The nanodiamonds are formed directly from a gas and require no surface to grow on.
Their investigation is published today in the scientific journal "Nature Communications".
"This is not a complex process: ethanol vapor at room temperature and pressure is converted to diamond," said Mohan Sankaran, associate professor of chemical engineering at Case Western Reserve and leader of the project. "We flow the gas through a plasma, add hydrogen and out come diamond nanoparticles. We can put this together and make them in almost any lab."
The other researchers involved were postdoctoral researcher Ajay Kumar, PhD student Pin Ann Lin, and undergraduate student Albert Xue, of Case Western Reserve; and physics professor Yoke Khin Yap and graduate student Boyi Hao, of Michigan Technical University.
"At the nanoscale, surface energy makes diamond more stable than graphite," Sankaran explained. "We thought if we could nucleate carbon clusters in the gas phase that were less than 5 nanometers, they would be diamond instead of graphite even at normal pressure and temperature."
They first create a plasma, which is a state of matter similar to a gas but a portion is becoming charged, or ionized. A spark is an example of a plasma, but it's hot and uncontrollable.

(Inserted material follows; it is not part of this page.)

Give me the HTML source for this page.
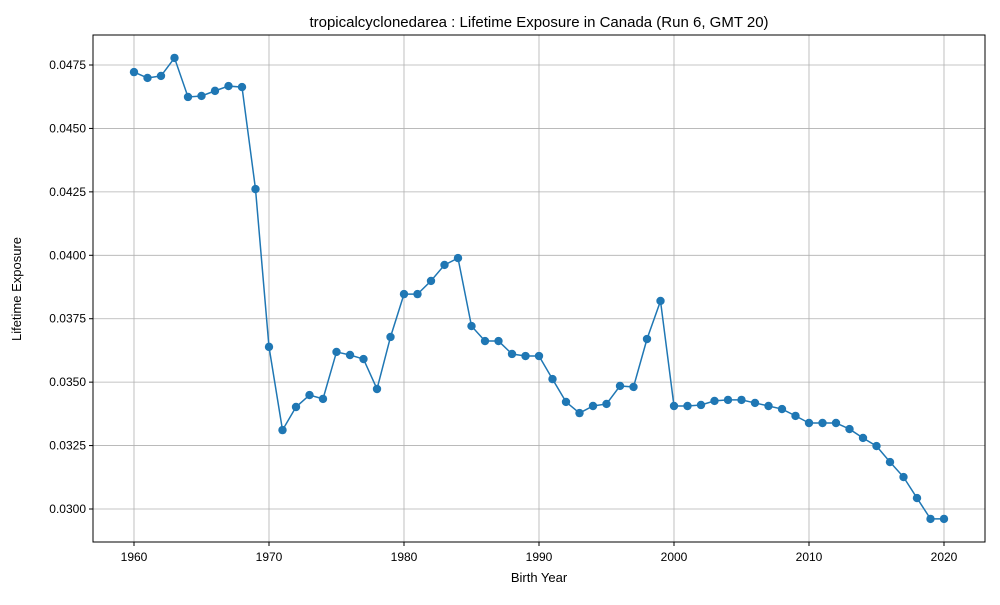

To get to cooler and safer temperatures, they ionized argon gas as it was pumped out of a tube a hair-width in diameter, creating a microplasma. They pumped ethanol—the source of carbon—through the microplasma, where, similar to burning a fuel, carbon breaks free from other molecules in the gas, and yields particles of 2 to 3 nanometers, small enough that they turn into diamond. In less than a microsecond, they add hydrogen. The element removes carbon that hasn't turned to diamond while simultaneously stabilizing the diamond particle surface.
The group's process produces three kinds of diamonds: about half are cubic, the same structure as gem diamonds, a small percentage are a form suspected of having hydrogen trapped inside and about half are lonsdaleite, a hexagonal form found in interstellar dust but rarely found on Earth.
"Maybe we're making diamond in the way diamond is sometimes made in outer space," Sankaran proposed. "Ethanol and plasmas exist in outer space, and our nanodiamonds are similar in size and structure to those found in space."